Supply-side platforms (SSPs) love to tout unique and premium video inventory. The reality is premium video inventory is scarce, and unique premium video inventory is even more rare.
To put it another way, “if you’re a content company and you’re not Facebook, Google, and Snapchat, you’re in the niche ad business,” said Meredith Kopit Levien, EVP and CRO of The New York Times. The good news: Scarcity is a good thing.
Scarcity Will Continue
eMarketer predicts U.S. digital video ad spend to reach over $11.7 billion in 2017. ZenithOptimedia expects an increase in programmatic video demand of 20% this year. As the market appetite for engaging video continues to grow, premium publishers want to deliver more video and advertisers will buy it. Low supply and high demand translates to higher CPMs for publishers.
Programming with premium, brand-safe inventory at scale is neither easy nor cheap to produce. Publishers can expect to see higher CPMs driven by a limit in the available amount of long-form, in-stream quality spots as dollars continue to flow into the marketplace.
Better Technology, Better Quality
Programmatic is designed to improve digital advertising by increasing transparency and maximizing efficiency. It has fallen short of expectations while the ad tech landscape has grown increasingly complex. The good news is the market is changing as publishers improve their offering.
Over the last year, publishers have made improvements in viewability and worked hard to combat fraud and non-human traffic. Advertisers are smarter, asking for guarantees on viewability and other measures.
Last Sunday at the IAB Leadership Conference in Ft. Lauderdale, Florida, Marc Pritchard, Chief Brand Officer for P&G, the world’s largest advertiser, announced a four-point mandate for a clean and productive media supply chain. P&G will be requiring the MRC-validated viewability standard, MRC accredited third-party measurement verification standards, transparency in agency contracts eliminating media float and rebates, and requiring all entities in their digital media supply chain are TAG-certified.
P&G spends "enormous amounts of time trying to understand, analyze and explain the differences between Facebook, Instagram, Twitter, Snapchat, Pinterest, Pandora, YouTube and the dozens of different viewability standards claimed to be the right metric for each platform,” Pritchard said.

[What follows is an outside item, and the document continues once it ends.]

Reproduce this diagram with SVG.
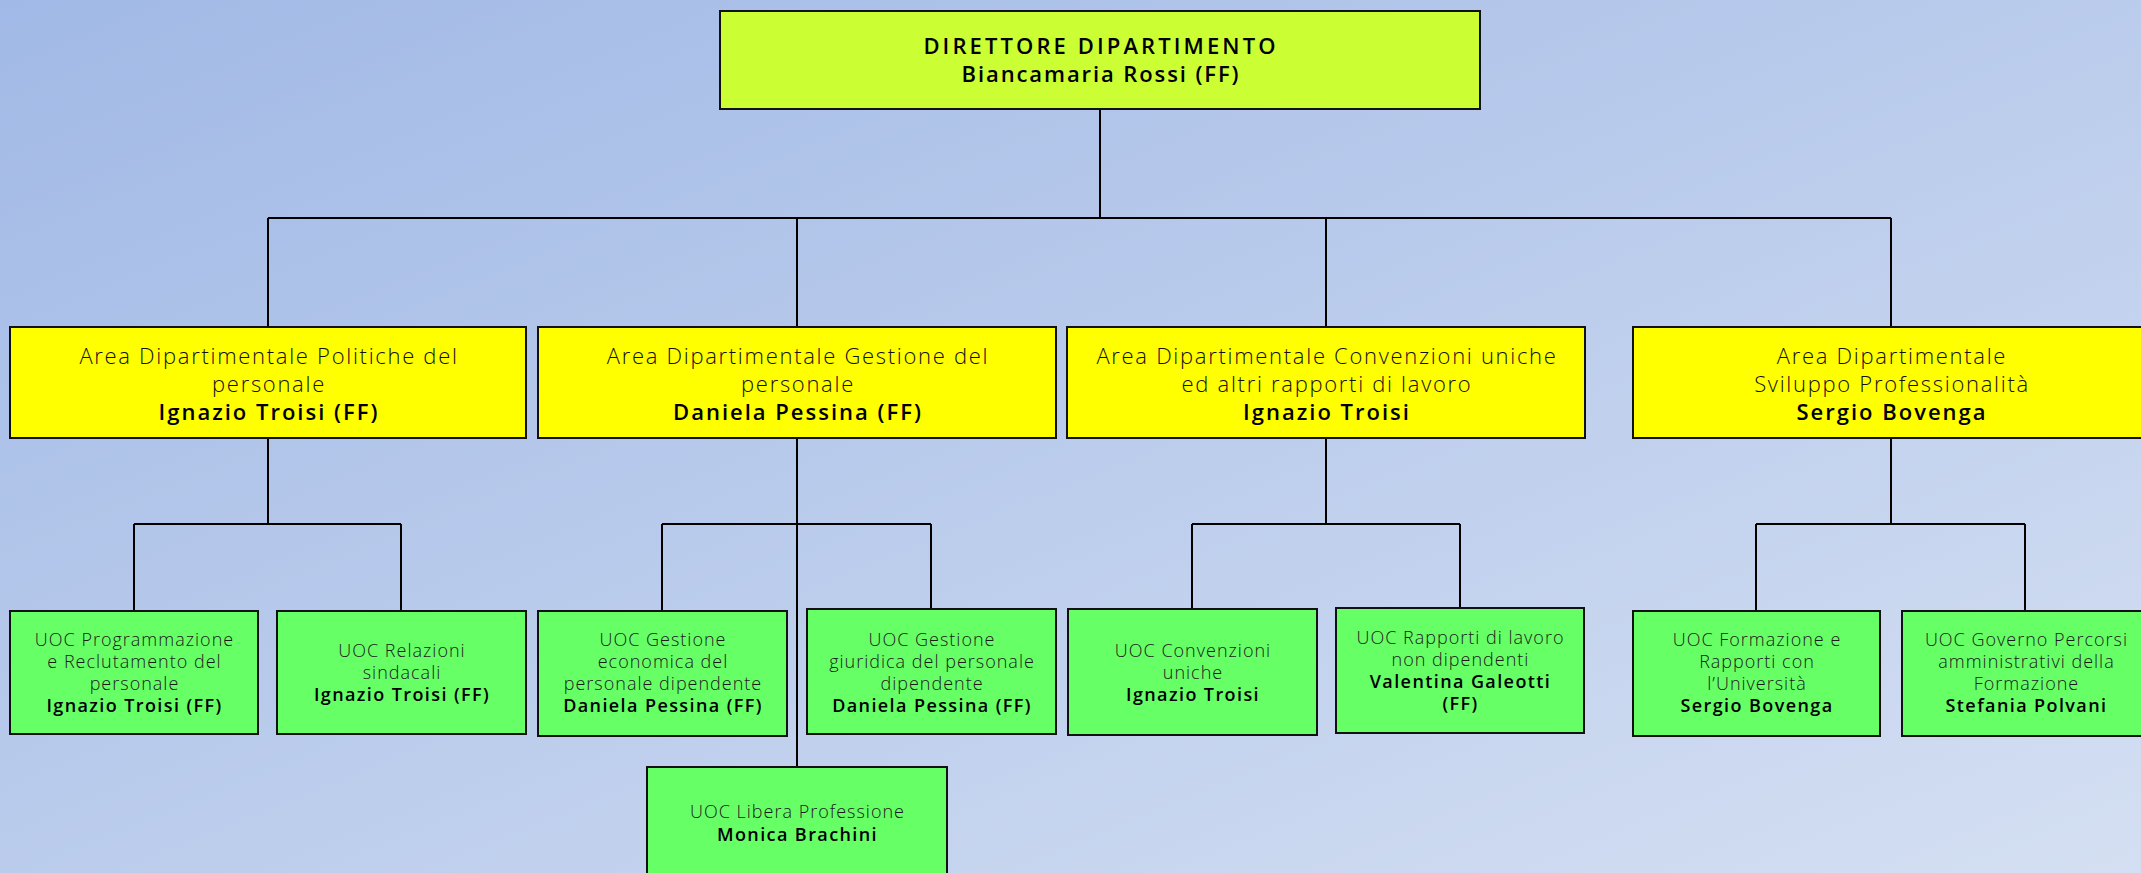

Better standards and verification will result in prices moving higher, as the more stringent requirements will be harder to satisfy. Marketers are willing to pay to make sure their videos appear in front of intended audiences, in context, and are verified and measured.
Better Use of Data
Publishers are becoming more sophisticated at mixing data into their offers, letting preferred clients combine their data with the publishers’ to increase advertising effectiveness.
It’s a win-win. The buyer gets a matched target and added information while the publisher enhances the data pool, increasing performance and overall ad revenue.
Video Differs from Display
The price push in video differs from display, where spots have become commodified as publishers cram pages with ads and use tricks such as pageview stuffing, page-splitting and artificial slideshows.
Most of those tricks are not possible in narrative, long-form linear video formats. Buyers want their video ads placed in verified players, with industry-standard tracking and verification if possible. They want to know their videos not only are on the page and seen, but also are viewed fully and completed.
Publishers know that “premium” means the user experience is paramount, and tricks that bring on ad blocking or abandonment hurt the business overall. Higher quality means more limited supply and higher prices.
CPMs As High as $100 and more?
Scarcity, as we said, can be an advantage.
In exchange-driven auctions, publishers with premium video spots experience a seller’s market. The desirability of digital video, paired with the growth in quality and targeting capabilities, amounts to higher CPMs.
Video inventory made available in exchanges lets publishers capture budget assigned to programmatic in a way that truly competes with direct sales channels. Assuring buyers of the quality of their audience with incremental data around demographics, engagement and intent creates more market demand for their content and audiences.
Premium publishers are further able to maintain prices by offering the most desirable insertions to only to preferred clients in private marketplaces, often with guaranteed minimum buys and fixed CPMs.
Publishers today need to offer the combination of value additive data, increased audience quality, higher budgets and scarcity to yield higher revenue.